Qualche anno dopo, esasperata dai continui tradimenti del marito, Matilde lasciò definitivamente Edoardo. La fine del loro matrimonio, sancì anche la fine della loro vita professionale. Matilde lasciò Il Mattino, e si dovette rimettere in gioco nuovamente.

Nel 1903, Matilde conobbe Giuseppe Natale, avvocato, con cui fondò un nuovo quotidiano Il Giorno, diventando così la prima donna ad aver fondato e diretto un quotidiano. Con Natale, Matilde iniziò una relazione e insieme misero al mondo una bambina. 

Dopo diversi anni, rimasta sola, si buttò a capofitto nella scrittura.
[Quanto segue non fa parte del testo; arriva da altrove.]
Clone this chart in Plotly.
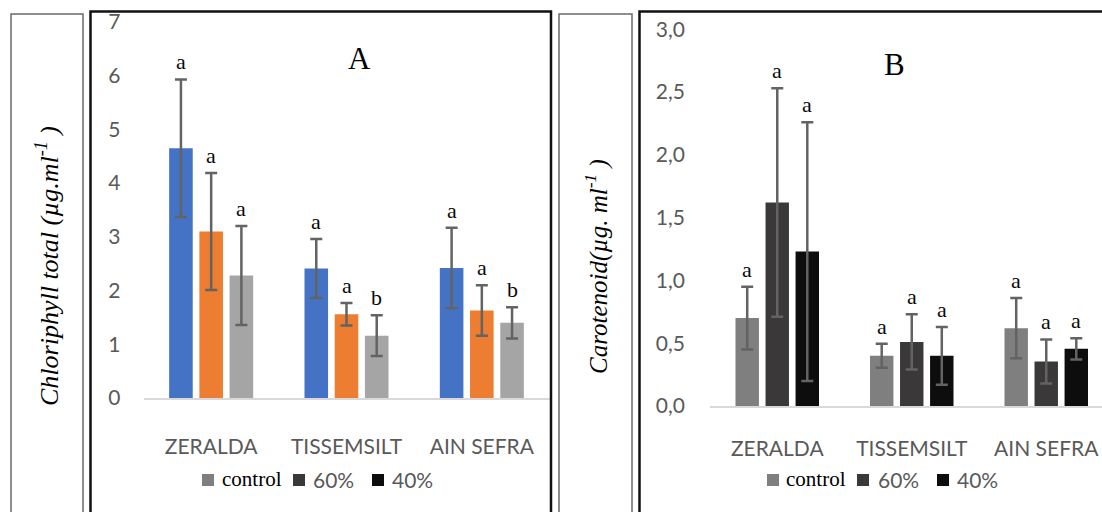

Matilde Serao morì a Napoli nel 1927, colpita da un attacco di cuore, proprio mentre stava scrivendo.

Tra le sue opere: “Canituccia”, “Alla scuola”, “Un’isterica in collegio”, “Caterina tradita”, “Il figlio della giornalista”, “Terno secco”, “L’estrazione del lotto”, “Le tre sorelle”, “Due monache nel mondo”, e moltissime altre.

Il suo modo di scrivere, colpiva tutti: semplice per arrivare ai lettori, ma troppo semplice per avere giudizi positivi dalla critica letteraria. Matilde però scelse sempre i suoi lettori, adottando uno stile tranquillo e pacato, “popolano”, perchè per arrivare alla gente, sosteneva di dover arrivare prima a sé stessa, la “popolana”.